Second, explain it’s a short-term commitment. 

We don’t ask people to sign up for a small group they’ll be in for the rest of their lives. When people are new to the idea of small groups, they’re often hesitant to make a long-term commitment. What if the time doesn’t work? What if they don’t sense a connection with their group members? What if the whole experience is awkward?

Most people can commit to anything for six to eight weeks. If they don’t like it, they can try something else. This is also a good length of time for people to develop meaningful and lasting habits. Jesus had six or seven major campaigns during his three-and-a-half years of ministry. During these periods, he’d focus on heavy ministry for five to seven weeks. Then he’d pull back and rest so he wouldn’t burn out his followers. Jesus understood the power of seasonal growth.

Third, be intentional about what you call your small group leaders.

The responsibility of leadership is often one factor that could limit the number of small groups your church can start. We had this issue at Saddleback for years. But then we discovered that our description of the role greatly impacted the number of people interested in getting involved. 

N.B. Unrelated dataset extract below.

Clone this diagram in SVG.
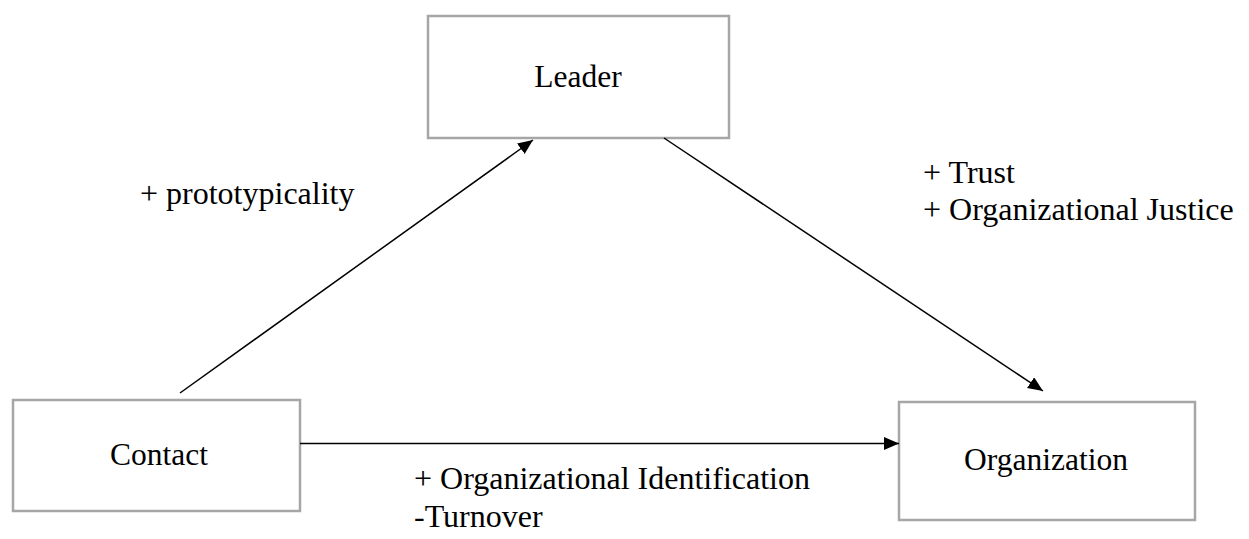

At first, we called our group leaders “lay pastors.” We only recruited dozens of people that way. The term “lay pastor” scared people. People reasoned that they weren’t pastors and didn’t respond. Then we went to “lay shepherd.” That was even worse. No one knew what a shepherd did, let alone spend time with sheep. 

So we changed the name to “small group leader,” but many people didn’t want to be called a leader either. We saw a similar response when we changed the name to “small group teacher.” 

That’s when I started thinking, for every person in our church who has the spiritual gift of leadership or teaching, there are probably 50 people with the gift of hospitality. So I finally changed the name to “small group host.” Anyone can host. All you have to do to host other people is be nice to them. 

The term HOST stands for four qualities we look for in small group hosts. 

  • H – Have a heart for people. (You do have to like people.)
  • O – Open up your home. (You can also open up your office or invite people to your favorite coffee shop.) 
  • S – Serve refreshments. 
  • T – Turn on the DVD/video teachings. 

If a person can do those four things, they can be one of your small group hosts. When I first changed the title of leader to “small group host,” 3,200 people signed up to host a group for six weeks. 

Small group involvement grows the most during spiritual growth campaigns. I believe spiritual growth campaigns can be a transformational part of your small group ministry as well. 


Are you looking to mobilize your people to get into small groups? Try launching a spiritual growth campaign in 2022.